Saturday, November 25, 2017

Millennium's Thanksgiving Menu Should Change Stereotype

  
Tara Duggan deserves credit for including vegan options in her  pre-Thanksgiving article on pick up and delivery (November 17).  (I wish Michael Bauer would let us know about vegan options in every review of restaurants he writes.  I think one reason for the negative stereotype of vegan dining is that people go too often to meat-heavy restaurants where their vegan friend can find only a side order of green beans or a salad with two or three key ingredients omitted.)

But Duggan gave Whole Foods' roasted cauliflower as a main course, and I can't say that was the pièce de résistance  at our Thanksgiving table, and neither was tofu, as Keith Fisher-Paulson  expected  it to be at the home of his friend who "as part of his midlife crisis...turned vegan." (letter to the editor, November 22 )

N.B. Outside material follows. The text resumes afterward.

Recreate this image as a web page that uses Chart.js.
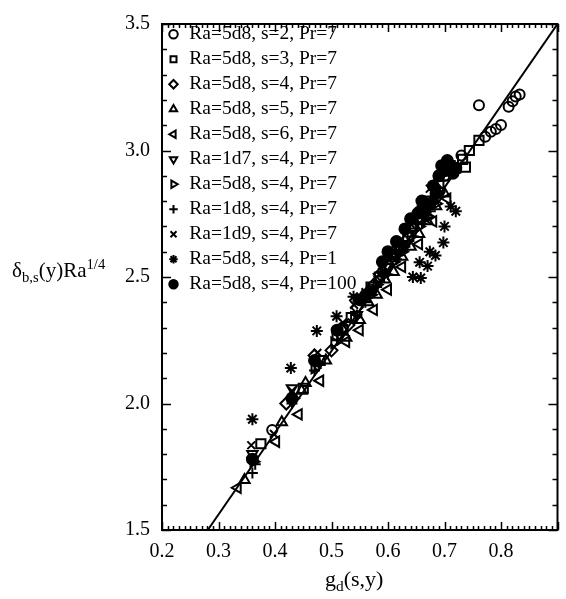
<!DOCTYPE html>
<html>
<head>
<meta charset="utf-8">
<script src="https://cdn.jsdelivr.net/npm/chart.js@4"></script>
<style>
  body { margin: 0; background: #fff; }
  #wrap { position: relative; width: 566px; height: 599px; }
  .title { position: absolute; font-family: "Liberation Serif", "Times New Roman", serif; color: #000; white-space: nowrap; }
  .title sub, .title sup { font-size: 70%; }
  #ytitle { left: 12px; top: 256px; font-size: 21px; }
  #xtitle { left: 325px; top: 566px; font-size: 22px; }
</style>
</head>
<body>
<div id="wrap">
  <canvas id="chart" width="566" height="599"></canvas>
  <div id="ytitle" class="title">&delta;<sub>b,s</sub>(y)Ra<sup>1/4</sup></div>
  <div id="xtitle" class="title">g<sub>d</sub>(s,y)</div>
</div>
<script>
// values
const labels = [
  "Ra=5d8, s=2, Pr=7",
  "Ra=5d8, s=3, Pr=7",
  "Ra=5d8, s=4, Pr=7",
  "Ra=5d8, s=5, Pr=7",
  "Ra=5d8, s=6, Pr=7",
  "Ra=1d7, s=4, Pr=7",
  "Ra=5d8, s=4, Pr=7",
  "Ra=1d8, s=4, Pr=7",
  "Ra=1d9, s=4, Pr=7",
  "Ra=5d8, s=4, Pr=1",
  "Ra=5d8, s=4, Pr=100",
];

const xS2 = [0.395, 0.52, 0.57, 0.62, 0.66, 0.70, 0.73, 0.772, 0.782, 0.791, 0.800, 0.761, 0.8135, 0.8205, 0.826, 0.833];
const yS2 = [1.895, 2.30, 2.45, 2.62, 2.76, 2.90, 2.98, 3.054, 3.074, 3.085, 3.101, 3.179, 3.173, 3.195, 3.213, 3.221];

const xS3 = [0.375, 0.45, 0.48, 0.51, 0.52, 0.535, 0.56, 0.57, 0.585, 0.61, 0.62, 0.635, 0.645, 0.66, 0.675, 0.69, 0.70, 0.71, 0.72, 0.732, 0.737, 0.744, 0.761];
const yS3 = [1.841, 2.06, 2.17, 2.27, 2.29, 2.34, 2.42, 2.46, 2.50, 2.58, 2.62, 2.66, 2.70, 2.76, 2.80, 2.87, 2.90, 2.94, 2.93, 2.965, 2.934, 3.00, 3.04];

const xS4 = [0.42, 0.47, 0.50, 0.53, 0.545, 0.565, 0.575, 0.59, 0.605, 0.615, 0.63, 0.645, 0.66, 0.675, 0.69];
const yS4 = [2.00, 2.19, 2.21, 2.31, 2.38, 2.44, 2.47, 2.52, 2.589, 2.61, 2.64, 2.69, 2.73, 2.79, 2.84];

const xS5 = [0.346, 0.412, 0.447, 0.454, 0.49, 0.526, 0.55, 0.565, 0.58, 0.595, 0.61, 0.625, 0.64, 0.655, 0.67, 0.685, 0.70];
const yS5 = [1.698, 1.926, 2.05, 2.081, 2.17, 2.26, 2.33, 2.40, 2.43, 2.49, 2.52, 2.58, 2.62, 2.67, 2.72, 2.78, 2.83];

const xS6 = [0.334, 0.402, 0.442, 0.48, 0.526, 0.55, 0.575, 0.60, 0.625, 0.655, 0.68, 0.705];
const yS6 = [1.667, 1.849, 1.957, 2.09, 2.244, 2.29, 2.37, 2.45, 2.54, 2.63, 2.72, 2.81];

const xRa1d7 = [0.36, 0.43, 0.475, 0.515, 0.545, 0.575, 0.585, 0.60, 0.615, 0.63, 0.645, 0.665, 0.69];
const yRa1d7 = [1.80, 2.06, 2.15, 2.27, 2.35, 2.45, 2.49, 2.54, 2.58, 2.62, 2.68, 2.74, 2.82];

const xRa5d8 = [0.362, 0.432, 0.47, 0.505, 0.54, 0.57, 0.58, 0.595, 0.61, 0.625, 0.64, 0.655, 0.67, 0.685];
const yRa5d8 = [1.77, 2.02, 2.14, 2.24, 2.34, 2.43, 2.47, 2.51, 2.56, 2.60, 2.66, 2.70, 2.74, 2.79];

const xRa1d8 = [0.36, 0.365, 0.43, 0.47, 0.51, 0.545, 0.56, 0.58, 0.60, 0.615, 0.63, 0.645, 0.66, 0.675];
const yRa1d8 = [1.725, 1.76, 2.00, 2.13, 2.25, 2.35, 2.40, 2.46, 2.51, 2.57, 2.62, 2.66, 2.71, 2.76];

const xRa1d9 = [0.358, 0.398, 0.43, 0.475, 0.52, 0.54, 0.56, 0.58, 0.60, 0.62, 0.64, 0.655, 0.674];
const yRa1d9 = [1.835, 1.88, 2.05, 2.20, 2.32, 2.39, 2.44, 2.50, 2.58, 2.64, 2.71, 2.76, 2.849];

const xPr1 = [0.36, 0.428, 0.474, 0.509, 0.539, 0.56, 0.59, 0.62, 0.644, 0.658, 0.656, 0.670, 0.674, 0.684, 0.698, 0.70, 0.711, 0.72];
const yPr1 = [1.938, 2.14, 2.287, 2.345, 2.422, 2.43, 2.52, 2.60, 2.50, 2.496, 2.558, 2.543, 2.60, 2.585, 2.636, 2.70, 2.779, 2.76];

const xPr100 = [0.36, 0.43, 0.47, 0.51, 0.55, 0.59, 0.60, 0.615, 0.63, 0.64, 0.653, 0.66, 0.665, 0.67, 0.68, 0.685, 0.69, 0.695, 0.70, 0.705, 0.71, 0.715, 0.72];
const yPr100 = [1.78, 2.02, 2.17, 2.29, 2.41, 2.56, 2.60, 2.64, 2.69, 2.73, 2.752, 2.80, 2.77, 2.79, 2.86, 2.83, 2.90, 2.94, 2.92, 2.96, 2.94, 2.91, 2.93];

// fitted line, end points
const xFit = [0.281, 0.9];
const yFit = [1.5, 3.5];

const xTicks = [0.2, 0.3, 0.4, 0.5, 0.6, 0.7, 0.8];
const yTicks = [1.5, 2.0, 2.5, 3.0, 3.5];

function pts(xs, ys) {
  return xs.map((x, i) => ({ x: x, y: ys[i] }));
}

const serif = "'Liberation Serif', 'Times New Roman', serif";
const none = "rgba(0,0,0,0)";

function series(label, xs, ys, style, radius, rot, fill) {
  return {
    label: label,
    data: pts(xs, ys),
    pointStyle: style,
    pointRadius: radius,
    pointRotation: rot,
    pointBorderWidth: 2,
    borderWidth: 2,
    borderColor: "#000",
    backgroundColor: fill ? "#000" : none,
    pointBackgroundColor: fill ? "#000" : none,
    pointBorderColor: "#000",
    showLine: false,
  };
}

const datasets = [
  series(labels[0], xS2, yS2, "circle", 5, 0, false),
  series(labels[1], xS3, yS3, "rect", 6.5, 0, false),
  series(labels[2], xS4, yS4, "rectRot", 6, 0, false),
  series(labels[3], xS5, yS5, "triangle", 6, 0, false),
  series(labels[4], xS6, yS6, "triangle", 6, -90, false),
  series(labels[5], xRa1d7, yRa1d7, "triangle", 6, 180, false),
  series(labels[6], xRa5d8, yRa5d8, "triangle", 6, 90, false),
  series(labels[7], xRa1d8, yRa1d8, "cross", 5.5, 0, false),
  series(labels[8], xRa1d9, yRa1d9, "crossRot", 5.5, 0, false),
  series(labels[9], xPr1, yPr1, "star", 6, 0, false),
  series(labels[10], xPr100, yPr100, "circle", 5.5, 0, true),
  {
    label: "fit",
    data: pts(xFit, yFit),
    showLine: true,
    borderColor: "#000",
    borderWidth: 2,
    pointRadius: 0,
    fill: false,
  },
];

// frame and inward ticks, placed with the scales
const frameTicks = {
  id: "frameTicks",
  afterDraw(chart) {
    const ctx = chart.ctx;
    const a = chart.chartArea;
    const xs = chart.scales.x;
    const ys = chart.scales.y;
    ctx.save();
    ctx.strokeStyle = "#000";
    ctx.lineWidth = 1.5;
    ctx.beginPath();
    for (let i = 20; i <= 90; i++) {
      const px = Math.round(xs.getPixelForValue(i / 100)) + 0.5;
      const len = i % 10 === 0 ? 8 : 4;
      ctx.moveTo(px, a.bottom);
      ctx.lineTo(px, a.bottom - len);
      ctx.moveTo(px, a.top);
      ctx.lineTo(px, a.top + len);
    }
    for (let i = 15; i <= 35; i++) {
      const py = Math.round(ys.getPixelForValue(i / 10)) + 0.5;
      const len = i % 5 === 0 ? 9 : 5;
      ctx.moveTo(a.left, py);
      ctx.lineTo(a.left + len, py);
      ctx.moveTo(a.right, py);
      ctx.lineTo(a.right - len, py);
    }
    ctx.stroke();
    ctx.lineWidth = 2;
    ctx.strokeRect(a.left, a.top, a.right - a.left, a.bottom - a.top);
    ctx.restore();
  },
};

new Chart(document.getElementById("chart"), {
  type: "scatter",
  data: { datasets: datasets },
  options: {
    responsive: false,
    animation: false,
    layout: { padding: { top: 14, right: 5, left: 0, bottom: 0 } },
    plugins: {
      tooltip: { enabled: false },
      legend: {
        position: "chartArea",
        align: "start",
        // empty title only pushes the entries down below the top frame
        title: { display: true, text: "", font: { size: 1, lineHeight: 1 }, padding: { top: 9, bottom: 9 } },
        labels: {
          usePointStyle: true,
          boxWidth: 12,
          boxHeight: 6,
          padding: 5.5,
          color: "#000",
          font: { family: serif, size: 19.5 },
          filter: (item) => item.text !== "fit",
        },
      },
    },
    scales: {
      x: {
        type: "linear",
        min: 0.2,
        max: 0.9,
        afterFit: (s) => { s.height = 69; },
        afterBuildTicks: (s) => { s.ticks = xTicks.map((v) => ({ value: v })); },
        grid: { display: false, drawTicks: false },
        border: { display: false },
        ticks: {
          padding: 10,
          color: "#000",
          font: { family: serif, size: 20 },
          callback: (v) => Number(v).toFixed(1),
        },
      },
      y: {
        type: "linear",
        min: 1.5,
        max: 3.5,
        afterFit: (s) => { s.width = 162; },
        afterBuildTicks: (s) => { s.ticks = yTicks.map((v) => ({ value: v })); },
        grid: { display: false, drawTicks: false },
        border: { display: false },
        ticks: {
          padding: 12,
          color: "#000",
          font: { family: serif, size: 20 },
          callback: (v) => Number(v).toFixed(1),
        },
      },
    },
  },
  plugins: [frameTicks],
});
</script>
</body>
</html>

 My family ate at Millennium this year, where  our three-course meal was preceded by marinated crimini mushrooms, French lentil & pomegranate salad, herbed corn bread, and pumpkin butter. 

The three courses included sweet & bitter greens with shaved fennel, watermelon radish, satsuma mandarin, citrus & ginger vinaigrette, Mediterranean carrot bisque with pistachio herb relish, and   maple glazed roasted orange Kobocha squash with creamy cashew wild rice and Meyer lemon risotto,

 For dessert we had pecan caramel chocolate pie.

A portion of what we paid for this lavish meal went to the Native American Rights Fund.


Let's be thankful for a way of eating that is kind to animals and the planet.